Although the Cretaceous, 145 to 66 million years ago, was a period known for its extreme greenhouse climate, a new study shows that this ancient warming was interrupted with a significant cold snap.

This revelation, described in the journal Geology, may help improve prognoses of future climate and environmental development as well as the assessment of human influence on climate change.

During the Cretaceous period, which was one of the warmest times in Earth's history, the poles were devoid of ice and average ocean temperatures in the Atlantic reached up to a sweltering 35 degrees Celsius (95 degrees Fahrenheit).

"A typical greenhouse climate; some even refer to it as a 'super greenhouse,'" Professor Dr. Jens Herrle of the Goethe University and Senckenberg Biodiversity and Climate Research Centre, said in a statement. "We have now found indications in the Arctic that this warm era 112 to 118 million years ago was interrupted for a period of about 6 million years."

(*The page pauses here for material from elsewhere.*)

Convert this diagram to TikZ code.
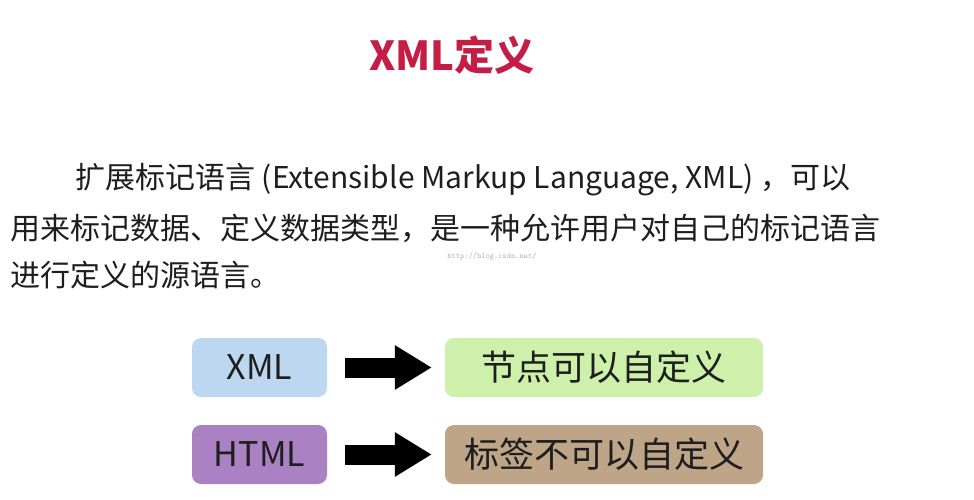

This evidence came from samples of the Arctic Fjord Glacier and the Lost Hammer diapir locality on Axel Heiberg Island in Canada. There, they found glendonites, which refer to star-shaped calcite minerals that have taken on the crystal shape of the mineral ikaite.

"These so-called pseudomorphs from calcite to ikaite are formed because ikaite is stable only below 8 degrees Celsius and metamorphoses into calcite at warmer temperatures," explained Herrle. "Thus, our sedimentological analyses and age dating provide a concrete indication for the environmental conditions in the cretaceous Arctic and substantiate the assumption that there was an extended interruption of the interglacial period in the Arctic Ocean at that time."

While this is fascinating, does reconstructing the climatic development of the Arctic Ocean during the Cretaceous period, which took place millions of years ago, really help us better understand current climate change? The researchers say, yes.

"The polar regions are particularly sensitive to global climatic fluctuations. Looking into the geological past allows us to gain fundamental knowledge regarding the dynamics of climate change and oceanic circulation under extreme greenhouse conditions. To be capable of better assessing the current human-made climate change, we must, for example, understand what processes in an extreme greenhouse climate contribute significantly to climate change," Herrle said.

In the case of the Cretaceous cold snap, the research team assumes that due to the simultaneous opening of the Atlantic and changes in oceanic circulation and marine productivity, more carbon was incorporated into the sediments. This resulted in a decrease in atmospheric carbon dioxide, which in turn produced global cooling.

Scientists are increasingly trying to gain a better understanding of prehistoric climate change, a goal that just may help us forecast the impacts of future warming.